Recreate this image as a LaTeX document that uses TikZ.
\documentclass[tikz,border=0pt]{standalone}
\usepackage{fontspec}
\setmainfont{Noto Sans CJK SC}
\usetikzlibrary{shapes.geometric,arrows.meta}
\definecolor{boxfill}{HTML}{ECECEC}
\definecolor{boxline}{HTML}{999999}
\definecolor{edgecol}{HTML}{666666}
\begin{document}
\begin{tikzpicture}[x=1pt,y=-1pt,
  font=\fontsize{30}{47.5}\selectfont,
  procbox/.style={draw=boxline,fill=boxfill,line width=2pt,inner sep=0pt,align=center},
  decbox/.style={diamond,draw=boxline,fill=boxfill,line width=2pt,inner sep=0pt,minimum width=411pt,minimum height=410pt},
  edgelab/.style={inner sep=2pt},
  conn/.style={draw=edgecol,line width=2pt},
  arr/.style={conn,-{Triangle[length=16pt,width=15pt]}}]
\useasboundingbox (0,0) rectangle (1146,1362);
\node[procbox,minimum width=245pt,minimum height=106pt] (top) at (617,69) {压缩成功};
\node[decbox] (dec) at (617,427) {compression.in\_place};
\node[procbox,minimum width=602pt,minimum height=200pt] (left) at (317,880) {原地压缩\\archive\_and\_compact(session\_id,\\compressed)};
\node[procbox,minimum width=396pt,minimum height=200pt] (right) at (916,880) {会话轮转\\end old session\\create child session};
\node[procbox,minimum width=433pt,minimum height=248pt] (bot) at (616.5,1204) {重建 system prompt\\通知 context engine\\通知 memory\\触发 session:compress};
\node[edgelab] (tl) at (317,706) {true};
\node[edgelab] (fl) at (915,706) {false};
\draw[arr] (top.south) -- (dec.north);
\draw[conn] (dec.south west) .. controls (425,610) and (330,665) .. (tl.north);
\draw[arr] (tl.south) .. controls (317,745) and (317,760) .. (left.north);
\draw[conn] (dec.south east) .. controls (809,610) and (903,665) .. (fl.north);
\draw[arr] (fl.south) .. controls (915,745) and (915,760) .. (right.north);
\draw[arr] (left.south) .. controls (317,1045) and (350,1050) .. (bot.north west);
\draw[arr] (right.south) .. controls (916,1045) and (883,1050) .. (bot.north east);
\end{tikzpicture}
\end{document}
* * *
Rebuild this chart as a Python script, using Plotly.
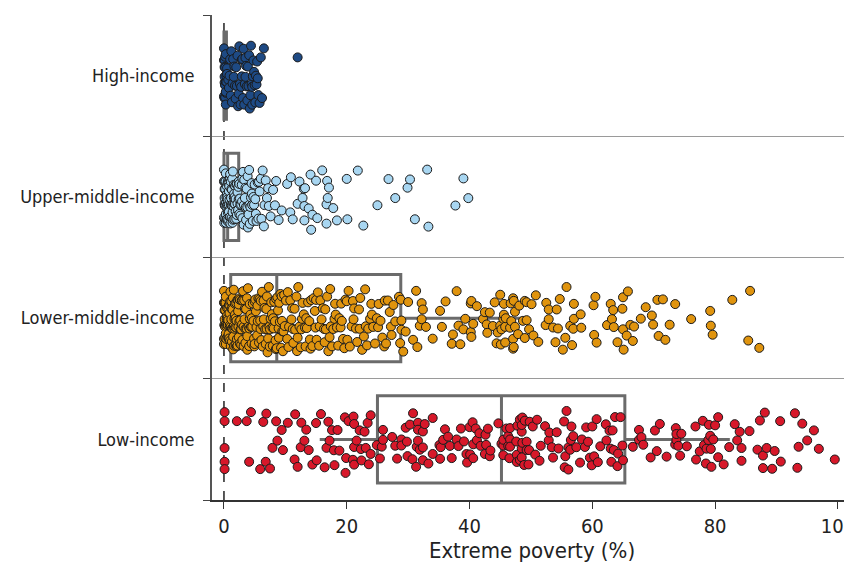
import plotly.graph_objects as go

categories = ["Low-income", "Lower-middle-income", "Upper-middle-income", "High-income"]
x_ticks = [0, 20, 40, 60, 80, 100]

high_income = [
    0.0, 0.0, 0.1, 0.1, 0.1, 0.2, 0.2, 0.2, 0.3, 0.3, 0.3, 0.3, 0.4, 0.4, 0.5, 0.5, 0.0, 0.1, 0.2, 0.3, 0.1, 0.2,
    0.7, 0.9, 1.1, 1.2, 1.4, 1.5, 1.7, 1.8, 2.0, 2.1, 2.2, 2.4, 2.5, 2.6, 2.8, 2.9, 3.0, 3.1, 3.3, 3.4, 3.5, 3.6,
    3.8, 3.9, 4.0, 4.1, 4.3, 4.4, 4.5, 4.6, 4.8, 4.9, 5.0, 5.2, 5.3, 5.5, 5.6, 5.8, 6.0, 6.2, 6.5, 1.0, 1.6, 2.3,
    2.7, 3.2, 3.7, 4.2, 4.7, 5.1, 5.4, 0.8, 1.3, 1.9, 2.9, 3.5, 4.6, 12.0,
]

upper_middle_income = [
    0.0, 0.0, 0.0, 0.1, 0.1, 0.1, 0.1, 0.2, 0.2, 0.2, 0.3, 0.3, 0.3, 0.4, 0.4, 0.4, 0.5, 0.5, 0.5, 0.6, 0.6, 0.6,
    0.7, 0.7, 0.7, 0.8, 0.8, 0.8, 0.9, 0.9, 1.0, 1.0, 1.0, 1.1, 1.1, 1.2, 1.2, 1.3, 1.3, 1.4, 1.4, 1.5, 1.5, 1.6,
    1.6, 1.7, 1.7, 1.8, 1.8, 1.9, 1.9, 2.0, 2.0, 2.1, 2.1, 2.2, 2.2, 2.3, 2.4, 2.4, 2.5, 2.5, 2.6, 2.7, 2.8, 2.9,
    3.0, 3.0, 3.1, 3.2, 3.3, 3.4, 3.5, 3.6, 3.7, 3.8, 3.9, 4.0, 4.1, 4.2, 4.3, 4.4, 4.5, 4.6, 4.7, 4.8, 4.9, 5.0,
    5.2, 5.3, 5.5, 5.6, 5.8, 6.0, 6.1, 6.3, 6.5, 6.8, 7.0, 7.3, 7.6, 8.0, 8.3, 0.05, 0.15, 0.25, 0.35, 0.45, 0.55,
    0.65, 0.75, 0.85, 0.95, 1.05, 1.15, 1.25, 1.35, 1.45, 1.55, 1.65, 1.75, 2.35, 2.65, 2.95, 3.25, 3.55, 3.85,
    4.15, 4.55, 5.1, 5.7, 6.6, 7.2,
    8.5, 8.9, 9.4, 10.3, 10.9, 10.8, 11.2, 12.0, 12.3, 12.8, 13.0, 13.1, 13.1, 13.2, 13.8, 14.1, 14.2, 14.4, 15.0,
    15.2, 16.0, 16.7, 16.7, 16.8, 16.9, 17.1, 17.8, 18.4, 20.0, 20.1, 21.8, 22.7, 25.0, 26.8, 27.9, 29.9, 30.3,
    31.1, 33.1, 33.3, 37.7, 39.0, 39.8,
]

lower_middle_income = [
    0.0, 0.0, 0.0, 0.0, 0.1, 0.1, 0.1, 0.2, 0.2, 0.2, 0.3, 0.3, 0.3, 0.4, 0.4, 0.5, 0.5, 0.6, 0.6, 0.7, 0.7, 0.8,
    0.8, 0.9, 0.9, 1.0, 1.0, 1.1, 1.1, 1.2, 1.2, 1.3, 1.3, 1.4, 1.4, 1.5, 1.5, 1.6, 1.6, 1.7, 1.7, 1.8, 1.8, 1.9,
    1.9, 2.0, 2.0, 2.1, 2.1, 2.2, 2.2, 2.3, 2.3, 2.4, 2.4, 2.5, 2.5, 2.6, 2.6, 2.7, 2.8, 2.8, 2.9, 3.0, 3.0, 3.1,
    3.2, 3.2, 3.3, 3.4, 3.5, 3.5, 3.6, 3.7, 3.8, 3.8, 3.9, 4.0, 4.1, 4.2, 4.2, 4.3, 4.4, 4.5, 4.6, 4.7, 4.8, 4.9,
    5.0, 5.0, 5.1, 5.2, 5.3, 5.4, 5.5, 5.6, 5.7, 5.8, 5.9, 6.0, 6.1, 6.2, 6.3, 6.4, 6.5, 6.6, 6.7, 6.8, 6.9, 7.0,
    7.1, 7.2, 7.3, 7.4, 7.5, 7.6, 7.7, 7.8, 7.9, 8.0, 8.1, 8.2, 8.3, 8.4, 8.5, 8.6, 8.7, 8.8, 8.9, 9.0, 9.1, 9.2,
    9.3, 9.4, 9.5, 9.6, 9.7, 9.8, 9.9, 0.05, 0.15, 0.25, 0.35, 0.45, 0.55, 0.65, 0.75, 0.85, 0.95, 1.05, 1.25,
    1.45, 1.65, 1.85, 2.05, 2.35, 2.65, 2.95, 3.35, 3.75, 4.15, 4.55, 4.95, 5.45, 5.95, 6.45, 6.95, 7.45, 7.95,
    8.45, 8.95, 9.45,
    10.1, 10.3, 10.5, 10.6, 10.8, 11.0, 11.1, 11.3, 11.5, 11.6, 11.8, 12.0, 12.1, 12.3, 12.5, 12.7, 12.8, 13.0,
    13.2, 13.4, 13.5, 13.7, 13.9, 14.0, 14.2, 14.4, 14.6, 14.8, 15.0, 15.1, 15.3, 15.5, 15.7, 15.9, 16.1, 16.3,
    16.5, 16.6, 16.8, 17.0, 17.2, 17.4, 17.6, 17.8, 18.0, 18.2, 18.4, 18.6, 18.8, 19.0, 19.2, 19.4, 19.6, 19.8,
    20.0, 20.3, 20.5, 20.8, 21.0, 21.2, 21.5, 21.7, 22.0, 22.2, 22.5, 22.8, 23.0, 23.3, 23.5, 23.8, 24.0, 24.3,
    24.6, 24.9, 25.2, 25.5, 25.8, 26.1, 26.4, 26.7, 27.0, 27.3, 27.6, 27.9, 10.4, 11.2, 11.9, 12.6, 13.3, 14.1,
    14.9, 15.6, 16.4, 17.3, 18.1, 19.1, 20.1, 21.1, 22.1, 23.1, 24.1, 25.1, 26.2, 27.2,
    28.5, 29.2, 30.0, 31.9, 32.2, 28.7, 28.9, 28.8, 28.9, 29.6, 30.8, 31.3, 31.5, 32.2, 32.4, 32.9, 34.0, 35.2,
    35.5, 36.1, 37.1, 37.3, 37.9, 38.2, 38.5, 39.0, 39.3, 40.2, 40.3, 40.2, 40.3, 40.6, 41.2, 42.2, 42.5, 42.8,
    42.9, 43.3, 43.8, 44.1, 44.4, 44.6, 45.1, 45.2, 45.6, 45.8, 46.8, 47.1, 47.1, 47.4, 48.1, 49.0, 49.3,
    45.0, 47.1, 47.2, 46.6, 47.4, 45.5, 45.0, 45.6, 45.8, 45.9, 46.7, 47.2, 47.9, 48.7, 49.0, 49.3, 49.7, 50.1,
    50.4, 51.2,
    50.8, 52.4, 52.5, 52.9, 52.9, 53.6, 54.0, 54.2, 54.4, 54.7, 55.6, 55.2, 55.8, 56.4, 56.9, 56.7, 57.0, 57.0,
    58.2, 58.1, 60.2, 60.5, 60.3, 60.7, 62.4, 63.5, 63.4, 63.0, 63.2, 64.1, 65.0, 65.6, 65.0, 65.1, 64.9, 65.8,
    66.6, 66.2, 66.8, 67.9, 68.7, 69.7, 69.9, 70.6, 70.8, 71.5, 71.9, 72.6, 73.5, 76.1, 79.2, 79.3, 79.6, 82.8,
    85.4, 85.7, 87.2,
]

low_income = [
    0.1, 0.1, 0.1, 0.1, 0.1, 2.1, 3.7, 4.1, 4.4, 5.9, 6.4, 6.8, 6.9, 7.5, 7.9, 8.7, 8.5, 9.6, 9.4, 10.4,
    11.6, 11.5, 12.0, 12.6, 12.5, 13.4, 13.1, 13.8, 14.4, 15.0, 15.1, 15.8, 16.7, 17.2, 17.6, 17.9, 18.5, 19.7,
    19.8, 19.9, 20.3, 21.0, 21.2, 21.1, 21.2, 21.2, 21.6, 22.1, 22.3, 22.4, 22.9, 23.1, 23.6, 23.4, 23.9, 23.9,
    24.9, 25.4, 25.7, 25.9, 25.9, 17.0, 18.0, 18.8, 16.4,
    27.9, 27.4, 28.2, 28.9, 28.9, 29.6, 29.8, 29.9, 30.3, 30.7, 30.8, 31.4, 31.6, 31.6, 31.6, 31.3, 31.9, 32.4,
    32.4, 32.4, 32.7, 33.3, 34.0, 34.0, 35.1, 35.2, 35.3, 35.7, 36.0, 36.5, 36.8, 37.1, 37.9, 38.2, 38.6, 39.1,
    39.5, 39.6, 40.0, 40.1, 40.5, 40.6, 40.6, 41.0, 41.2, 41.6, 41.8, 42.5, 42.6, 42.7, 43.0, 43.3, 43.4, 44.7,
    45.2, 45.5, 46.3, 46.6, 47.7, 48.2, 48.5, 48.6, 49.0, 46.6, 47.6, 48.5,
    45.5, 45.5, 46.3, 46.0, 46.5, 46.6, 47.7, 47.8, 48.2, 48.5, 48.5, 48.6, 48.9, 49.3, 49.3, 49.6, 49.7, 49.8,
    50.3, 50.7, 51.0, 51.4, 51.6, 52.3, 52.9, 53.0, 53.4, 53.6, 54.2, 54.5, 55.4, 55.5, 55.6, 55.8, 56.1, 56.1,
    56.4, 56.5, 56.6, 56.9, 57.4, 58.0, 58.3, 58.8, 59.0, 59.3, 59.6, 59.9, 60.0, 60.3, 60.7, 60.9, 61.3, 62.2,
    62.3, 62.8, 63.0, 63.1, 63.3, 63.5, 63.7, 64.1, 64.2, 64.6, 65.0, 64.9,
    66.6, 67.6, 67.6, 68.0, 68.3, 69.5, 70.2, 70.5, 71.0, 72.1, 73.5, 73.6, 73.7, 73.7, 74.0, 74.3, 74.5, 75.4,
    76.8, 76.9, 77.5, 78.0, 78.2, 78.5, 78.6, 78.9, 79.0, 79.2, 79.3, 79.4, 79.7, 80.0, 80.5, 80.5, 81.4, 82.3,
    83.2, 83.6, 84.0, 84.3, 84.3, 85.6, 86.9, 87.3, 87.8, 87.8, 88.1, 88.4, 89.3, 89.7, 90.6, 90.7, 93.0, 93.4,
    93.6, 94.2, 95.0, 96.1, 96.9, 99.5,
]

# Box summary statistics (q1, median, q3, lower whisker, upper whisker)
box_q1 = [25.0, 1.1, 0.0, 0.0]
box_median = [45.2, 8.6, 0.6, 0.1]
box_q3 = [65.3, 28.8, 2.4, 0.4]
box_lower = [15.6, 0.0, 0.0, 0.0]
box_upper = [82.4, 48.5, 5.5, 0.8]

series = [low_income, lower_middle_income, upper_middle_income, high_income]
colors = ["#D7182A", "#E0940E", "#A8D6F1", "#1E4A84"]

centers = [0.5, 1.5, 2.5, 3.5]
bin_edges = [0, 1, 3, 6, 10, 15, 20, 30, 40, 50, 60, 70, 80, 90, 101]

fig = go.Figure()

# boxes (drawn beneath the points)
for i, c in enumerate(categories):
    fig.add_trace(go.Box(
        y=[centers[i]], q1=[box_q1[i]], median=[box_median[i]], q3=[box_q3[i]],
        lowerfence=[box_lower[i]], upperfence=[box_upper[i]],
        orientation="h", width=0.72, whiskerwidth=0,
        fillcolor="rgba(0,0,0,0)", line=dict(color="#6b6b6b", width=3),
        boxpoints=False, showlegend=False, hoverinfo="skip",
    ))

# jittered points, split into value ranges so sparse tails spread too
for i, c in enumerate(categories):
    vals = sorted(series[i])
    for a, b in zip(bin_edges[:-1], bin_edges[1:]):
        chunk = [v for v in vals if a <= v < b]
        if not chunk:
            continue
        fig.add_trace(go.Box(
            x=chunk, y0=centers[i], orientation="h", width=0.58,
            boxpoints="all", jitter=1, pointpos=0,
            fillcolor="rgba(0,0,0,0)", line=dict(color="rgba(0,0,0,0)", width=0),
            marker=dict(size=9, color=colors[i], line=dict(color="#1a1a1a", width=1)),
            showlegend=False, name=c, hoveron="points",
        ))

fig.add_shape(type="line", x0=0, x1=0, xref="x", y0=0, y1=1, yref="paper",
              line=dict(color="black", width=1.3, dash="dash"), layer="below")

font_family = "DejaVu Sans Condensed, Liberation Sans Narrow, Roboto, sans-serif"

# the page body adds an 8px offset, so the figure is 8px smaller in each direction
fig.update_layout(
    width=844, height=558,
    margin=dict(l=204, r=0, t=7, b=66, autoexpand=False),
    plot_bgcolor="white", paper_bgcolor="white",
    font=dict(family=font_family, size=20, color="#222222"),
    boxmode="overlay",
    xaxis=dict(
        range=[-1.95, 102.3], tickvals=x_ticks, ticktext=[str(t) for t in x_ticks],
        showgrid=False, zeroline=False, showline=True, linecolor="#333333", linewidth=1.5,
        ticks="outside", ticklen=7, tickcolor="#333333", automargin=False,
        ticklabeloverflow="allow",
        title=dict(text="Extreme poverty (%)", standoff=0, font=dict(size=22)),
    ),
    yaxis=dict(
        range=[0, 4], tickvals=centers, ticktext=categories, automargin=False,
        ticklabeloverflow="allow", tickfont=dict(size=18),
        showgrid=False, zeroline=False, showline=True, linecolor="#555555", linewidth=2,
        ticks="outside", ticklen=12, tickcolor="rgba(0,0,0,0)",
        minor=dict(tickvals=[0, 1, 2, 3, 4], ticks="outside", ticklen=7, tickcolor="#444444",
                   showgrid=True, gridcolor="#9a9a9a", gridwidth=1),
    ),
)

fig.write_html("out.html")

=== Instruction ===
Scan the data above and copy every line with "this" in it.

=== Solved problem ===
Recreate this image as a LaTeX document that uses TikZ.
Rebuild this chart as a Python script, using Plotly.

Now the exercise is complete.